** start of Dataset entries **
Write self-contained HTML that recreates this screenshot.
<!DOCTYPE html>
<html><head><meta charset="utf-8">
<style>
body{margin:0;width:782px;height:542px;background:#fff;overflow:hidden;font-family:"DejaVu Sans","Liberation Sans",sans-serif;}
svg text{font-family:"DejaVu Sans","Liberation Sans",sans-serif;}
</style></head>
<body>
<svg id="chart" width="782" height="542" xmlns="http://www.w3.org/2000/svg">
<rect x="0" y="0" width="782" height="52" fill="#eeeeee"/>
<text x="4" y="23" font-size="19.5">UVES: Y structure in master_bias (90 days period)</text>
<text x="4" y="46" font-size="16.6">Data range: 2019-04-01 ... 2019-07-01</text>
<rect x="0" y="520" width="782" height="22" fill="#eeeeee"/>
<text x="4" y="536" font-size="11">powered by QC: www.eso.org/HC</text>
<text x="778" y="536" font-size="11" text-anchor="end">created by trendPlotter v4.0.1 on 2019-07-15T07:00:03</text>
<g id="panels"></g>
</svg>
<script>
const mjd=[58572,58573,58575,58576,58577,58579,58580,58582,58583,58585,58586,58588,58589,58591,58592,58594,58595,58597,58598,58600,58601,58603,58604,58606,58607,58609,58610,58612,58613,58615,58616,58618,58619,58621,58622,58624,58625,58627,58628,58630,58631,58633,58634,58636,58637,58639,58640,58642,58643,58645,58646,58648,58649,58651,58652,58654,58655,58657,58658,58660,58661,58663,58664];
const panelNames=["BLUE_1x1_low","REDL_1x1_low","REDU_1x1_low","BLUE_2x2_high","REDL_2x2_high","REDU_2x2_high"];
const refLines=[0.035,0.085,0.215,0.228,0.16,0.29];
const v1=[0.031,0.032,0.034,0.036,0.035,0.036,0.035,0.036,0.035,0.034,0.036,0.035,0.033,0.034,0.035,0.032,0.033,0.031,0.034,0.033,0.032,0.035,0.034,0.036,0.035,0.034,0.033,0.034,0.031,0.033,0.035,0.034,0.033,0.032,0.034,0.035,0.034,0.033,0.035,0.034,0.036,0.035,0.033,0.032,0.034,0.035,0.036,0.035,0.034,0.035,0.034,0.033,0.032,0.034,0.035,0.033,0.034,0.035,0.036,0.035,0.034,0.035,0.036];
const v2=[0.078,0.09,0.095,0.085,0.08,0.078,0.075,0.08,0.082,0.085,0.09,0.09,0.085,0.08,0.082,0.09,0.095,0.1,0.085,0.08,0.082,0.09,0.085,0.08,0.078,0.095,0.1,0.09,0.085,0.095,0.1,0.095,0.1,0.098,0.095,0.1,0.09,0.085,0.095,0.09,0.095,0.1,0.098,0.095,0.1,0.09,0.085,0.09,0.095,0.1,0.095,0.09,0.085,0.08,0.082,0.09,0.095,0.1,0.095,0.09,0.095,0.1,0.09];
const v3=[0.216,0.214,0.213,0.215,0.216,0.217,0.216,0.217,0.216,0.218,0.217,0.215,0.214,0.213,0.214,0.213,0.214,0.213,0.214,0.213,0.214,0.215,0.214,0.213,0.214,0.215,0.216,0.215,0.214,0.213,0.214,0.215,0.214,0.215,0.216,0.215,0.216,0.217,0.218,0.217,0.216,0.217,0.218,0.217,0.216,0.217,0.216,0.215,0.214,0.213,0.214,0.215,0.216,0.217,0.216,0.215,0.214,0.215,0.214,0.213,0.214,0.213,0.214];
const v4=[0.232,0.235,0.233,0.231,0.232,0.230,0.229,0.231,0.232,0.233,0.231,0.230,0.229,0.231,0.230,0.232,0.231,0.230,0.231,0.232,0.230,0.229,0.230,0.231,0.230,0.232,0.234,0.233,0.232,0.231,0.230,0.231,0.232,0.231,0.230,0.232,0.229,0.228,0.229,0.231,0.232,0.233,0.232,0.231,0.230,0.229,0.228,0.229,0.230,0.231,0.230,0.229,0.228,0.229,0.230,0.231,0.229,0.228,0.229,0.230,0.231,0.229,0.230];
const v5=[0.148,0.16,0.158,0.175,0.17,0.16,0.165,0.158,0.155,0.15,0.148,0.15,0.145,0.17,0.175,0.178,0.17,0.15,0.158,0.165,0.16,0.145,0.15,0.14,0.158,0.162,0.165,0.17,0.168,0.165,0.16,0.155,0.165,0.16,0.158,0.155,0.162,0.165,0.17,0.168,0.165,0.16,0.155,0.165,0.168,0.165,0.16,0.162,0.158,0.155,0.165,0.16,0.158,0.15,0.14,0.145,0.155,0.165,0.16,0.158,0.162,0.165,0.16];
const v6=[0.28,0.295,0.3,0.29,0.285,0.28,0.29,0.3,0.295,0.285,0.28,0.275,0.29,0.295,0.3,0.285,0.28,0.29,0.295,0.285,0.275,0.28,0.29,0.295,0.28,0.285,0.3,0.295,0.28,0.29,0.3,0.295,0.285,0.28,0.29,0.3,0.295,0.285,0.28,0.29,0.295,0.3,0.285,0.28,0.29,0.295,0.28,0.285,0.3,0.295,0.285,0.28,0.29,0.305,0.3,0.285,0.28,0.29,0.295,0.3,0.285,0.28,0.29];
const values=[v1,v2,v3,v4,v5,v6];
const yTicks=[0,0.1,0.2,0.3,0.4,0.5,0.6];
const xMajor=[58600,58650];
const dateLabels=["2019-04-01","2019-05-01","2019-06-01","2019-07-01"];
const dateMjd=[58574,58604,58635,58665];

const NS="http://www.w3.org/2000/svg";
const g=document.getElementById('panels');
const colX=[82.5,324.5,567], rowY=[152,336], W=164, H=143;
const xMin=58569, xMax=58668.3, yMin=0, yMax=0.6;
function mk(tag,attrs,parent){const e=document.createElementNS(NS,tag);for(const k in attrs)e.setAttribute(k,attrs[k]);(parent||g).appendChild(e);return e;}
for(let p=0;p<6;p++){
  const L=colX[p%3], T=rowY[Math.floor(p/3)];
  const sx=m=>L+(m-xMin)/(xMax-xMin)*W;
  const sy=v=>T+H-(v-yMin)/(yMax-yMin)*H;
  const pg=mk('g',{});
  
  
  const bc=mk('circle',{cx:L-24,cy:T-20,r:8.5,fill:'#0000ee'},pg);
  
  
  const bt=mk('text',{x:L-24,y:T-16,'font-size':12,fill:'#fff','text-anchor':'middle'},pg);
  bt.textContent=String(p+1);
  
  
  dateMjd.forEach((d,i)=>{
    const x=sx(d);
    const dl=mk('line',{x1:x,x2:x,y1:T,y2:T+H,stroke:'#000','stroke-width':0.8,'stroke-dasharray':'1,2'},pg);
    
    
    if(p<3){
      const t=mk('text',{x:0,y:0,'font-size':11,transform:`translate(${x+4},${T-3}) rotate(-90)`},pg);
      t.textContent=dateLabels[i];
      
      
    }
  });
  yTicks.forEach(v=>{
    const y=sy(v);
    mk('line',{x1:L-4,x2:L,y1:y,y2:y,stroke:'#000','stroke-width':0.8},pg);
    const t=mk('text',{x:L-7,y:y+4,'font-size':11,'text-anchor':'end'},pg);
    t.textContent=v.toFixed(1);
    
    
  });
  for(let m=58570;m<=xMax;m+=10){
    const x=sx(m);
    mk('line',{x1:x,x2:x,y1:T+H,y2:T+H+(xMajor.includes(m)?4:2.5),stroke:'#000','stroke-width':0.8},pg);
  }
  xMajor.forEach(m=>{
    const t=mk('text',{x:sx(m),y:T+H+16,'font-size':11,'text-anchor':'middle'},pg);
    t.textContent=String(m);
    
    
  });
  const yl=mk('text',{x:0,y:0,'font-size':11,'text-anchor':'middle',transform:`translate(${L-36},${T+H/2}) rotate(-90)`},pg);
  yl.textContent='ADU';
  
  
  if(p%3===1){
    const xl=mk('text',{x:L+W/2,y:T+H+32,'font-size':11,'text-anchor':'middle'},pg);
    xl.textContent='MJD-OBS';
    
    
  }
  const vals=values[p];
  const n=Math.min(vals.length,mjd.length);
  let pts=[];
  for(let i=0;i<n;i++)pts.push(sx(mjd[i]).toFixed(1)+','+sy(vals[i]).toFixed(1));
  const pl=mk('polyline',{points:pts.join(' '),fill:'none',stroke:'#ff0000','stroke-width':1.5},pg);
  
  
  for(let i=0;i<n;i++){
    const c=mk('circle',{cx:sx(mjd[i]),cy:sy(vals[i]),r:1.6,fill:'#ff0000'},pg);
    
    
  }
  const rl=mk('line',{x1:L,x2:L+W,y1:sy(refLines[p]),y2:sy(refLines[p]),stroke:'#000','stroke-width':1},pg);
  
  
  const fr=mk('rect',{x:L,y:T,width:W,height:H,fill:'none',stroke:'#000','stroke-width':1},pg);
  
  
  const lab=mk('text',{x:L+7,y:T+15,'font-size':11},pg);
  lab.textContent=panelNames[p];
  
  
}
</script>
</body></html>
** end of Dataset entries **
** start of Dataset entries **
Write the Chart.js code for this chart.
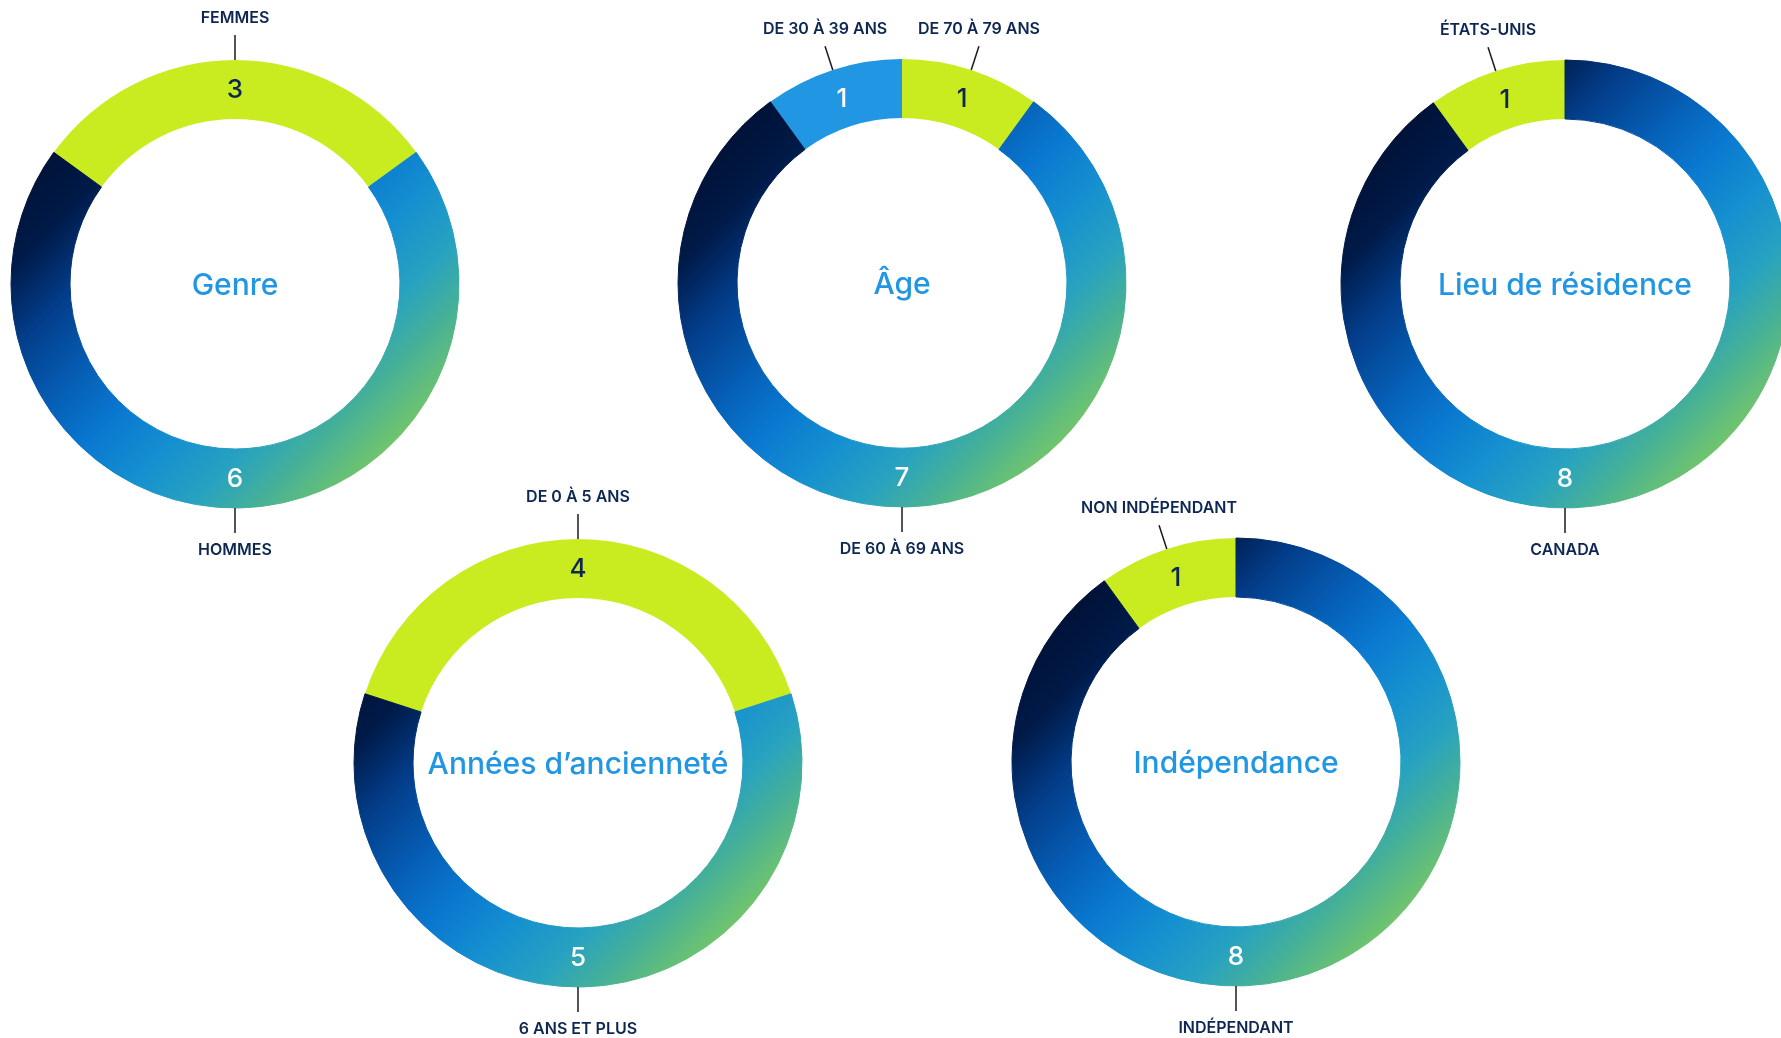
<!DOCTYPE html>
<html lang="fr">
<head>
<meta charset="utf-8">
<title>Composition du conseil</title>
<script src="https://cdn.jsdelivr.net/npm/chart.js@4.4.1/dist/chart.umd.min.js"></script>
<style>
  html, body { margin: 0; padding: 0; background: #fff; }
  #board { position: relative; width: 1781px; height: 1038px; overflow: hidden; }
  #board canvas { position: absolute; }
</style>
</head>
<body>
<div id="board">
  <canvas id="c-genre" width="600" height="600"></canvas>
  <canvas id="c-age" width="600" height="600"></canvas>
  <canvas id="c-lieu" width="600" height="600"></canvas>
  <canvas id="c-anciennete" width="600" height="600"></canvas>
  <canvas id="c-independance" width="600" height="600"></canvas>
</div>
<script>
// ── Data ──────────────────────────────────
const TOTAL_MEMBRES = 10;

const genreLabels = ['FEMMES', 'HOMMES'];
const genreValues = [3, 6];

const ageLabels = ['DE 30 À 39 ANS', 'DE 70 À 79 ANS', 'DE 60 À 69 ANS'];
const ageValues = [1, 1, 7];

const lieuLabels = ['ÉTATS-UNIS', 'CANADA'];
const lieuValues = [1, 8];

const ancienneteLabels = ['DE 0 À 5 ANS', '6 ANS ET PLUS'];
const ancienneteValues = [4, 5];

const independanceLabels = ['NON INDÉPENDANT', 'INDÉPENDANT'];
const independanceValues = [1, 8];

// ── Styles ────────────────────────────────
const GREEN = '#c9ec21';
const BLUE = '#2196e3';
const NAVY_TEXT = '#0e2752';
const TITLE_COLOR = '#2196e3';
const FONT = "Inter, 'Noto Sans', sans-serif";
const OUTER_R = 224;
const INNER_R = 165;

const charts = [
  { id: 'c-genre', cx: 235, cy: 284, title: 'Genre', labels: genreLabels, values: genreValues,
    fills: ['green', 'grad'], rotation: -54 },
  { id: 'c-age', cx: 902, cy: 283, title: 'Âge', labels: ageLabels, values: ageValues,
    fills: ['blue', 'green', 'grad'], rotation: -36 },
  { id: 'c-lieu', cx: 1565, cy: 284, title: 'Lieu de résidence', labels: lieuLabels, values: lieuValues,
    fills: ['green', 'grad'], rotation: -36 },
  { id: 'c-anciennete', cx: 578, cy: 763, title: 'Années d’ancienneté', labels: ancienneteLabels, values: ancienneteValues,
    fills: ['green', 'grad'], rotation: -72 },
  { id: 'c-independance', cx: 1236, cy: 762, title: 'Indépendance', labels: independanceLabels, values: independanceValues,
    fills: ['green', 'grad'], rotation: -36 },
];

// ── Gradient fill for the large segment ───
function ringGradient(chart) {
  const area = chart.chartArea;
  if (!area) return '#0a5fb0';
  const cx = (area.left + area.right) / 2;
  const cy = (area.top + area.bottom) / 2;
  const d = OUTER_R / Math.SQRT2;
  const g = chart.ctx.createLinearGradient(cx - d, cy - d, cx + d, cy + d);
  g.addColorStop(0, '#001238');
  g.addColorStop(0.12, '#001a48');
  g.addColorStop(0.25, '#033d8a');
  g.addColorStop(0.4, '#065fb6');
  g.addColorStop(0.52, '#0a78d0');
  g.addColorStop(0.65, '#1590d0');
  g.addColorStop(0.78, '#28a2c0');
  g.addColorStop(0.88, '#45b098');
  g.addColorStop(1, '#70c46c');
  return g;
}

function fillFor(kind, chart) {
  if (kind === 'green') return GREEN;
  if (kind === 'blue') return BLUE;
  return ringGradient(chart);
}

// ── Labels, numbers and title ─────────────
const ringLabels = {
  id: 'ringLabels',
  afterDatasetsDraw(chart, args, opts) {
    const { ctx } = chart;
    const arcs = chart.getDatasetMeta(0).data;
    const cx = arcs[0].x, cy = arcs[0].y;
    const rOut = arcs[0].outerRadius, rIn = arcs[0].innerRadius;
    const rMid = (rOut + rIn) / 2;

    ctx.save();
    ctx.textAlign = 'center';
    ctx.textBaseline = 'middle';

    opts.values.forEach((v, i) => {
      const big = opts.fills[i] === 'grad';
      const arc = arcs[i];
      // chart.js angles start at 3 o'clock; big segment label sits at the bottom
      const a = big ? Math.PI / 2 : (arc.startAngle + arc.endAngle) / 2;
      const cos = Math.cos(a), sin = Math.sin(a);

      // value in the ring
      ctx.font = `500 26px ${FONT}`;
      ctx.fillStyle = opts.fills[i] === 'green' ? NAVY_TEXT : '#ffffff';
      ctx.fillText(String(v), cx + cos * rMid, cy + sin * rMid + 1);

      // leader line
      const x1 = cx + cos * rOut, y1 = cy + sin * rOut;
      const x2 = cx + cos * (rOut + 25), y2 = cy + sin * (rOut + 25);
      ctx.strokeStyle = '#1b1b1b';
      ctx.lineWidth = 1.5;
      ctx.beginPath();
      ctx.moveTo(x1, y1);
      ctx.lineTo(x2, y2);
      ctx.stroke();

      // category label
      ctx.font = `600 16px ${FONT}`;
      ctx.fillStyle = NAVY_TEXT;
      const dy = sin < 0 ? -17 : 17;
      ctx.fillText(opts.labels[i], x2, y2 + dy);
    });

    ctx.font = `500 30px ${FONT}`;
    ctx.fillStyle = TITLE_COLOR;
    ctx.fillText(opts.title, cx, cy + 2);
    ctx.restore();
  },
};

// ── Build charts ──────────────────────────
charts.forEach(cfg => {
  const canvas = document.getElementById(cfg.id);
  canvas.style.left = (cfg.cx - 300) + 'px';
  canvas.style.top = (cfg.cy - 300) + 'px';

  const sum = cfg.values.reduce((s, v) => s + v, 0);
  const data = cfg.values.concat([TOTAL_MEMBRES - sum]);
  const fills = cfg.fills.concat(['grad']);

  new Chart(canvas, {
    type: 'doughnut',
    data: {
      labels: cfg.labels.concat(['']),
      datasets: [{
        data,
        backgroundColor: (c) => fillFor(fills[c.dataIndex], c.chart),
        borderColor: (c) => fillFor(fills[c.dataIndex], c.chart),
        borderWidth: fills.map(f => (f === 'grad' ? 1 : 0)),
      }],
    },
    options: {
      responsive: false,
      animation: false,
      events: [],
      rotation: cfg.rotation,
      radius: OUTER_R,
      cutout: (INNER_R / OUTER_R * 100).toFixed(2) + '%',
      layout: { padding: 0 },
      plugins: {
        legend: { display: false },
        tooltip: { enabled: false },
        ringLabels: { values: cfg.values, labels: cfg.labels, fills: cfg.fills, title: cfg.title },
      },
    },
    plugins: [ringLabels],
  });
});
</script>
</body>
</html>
** end of Dataset entries **
* _Task objective_
Tally the lines holding the string "Write" and give only the count.

* _Output of the task_
2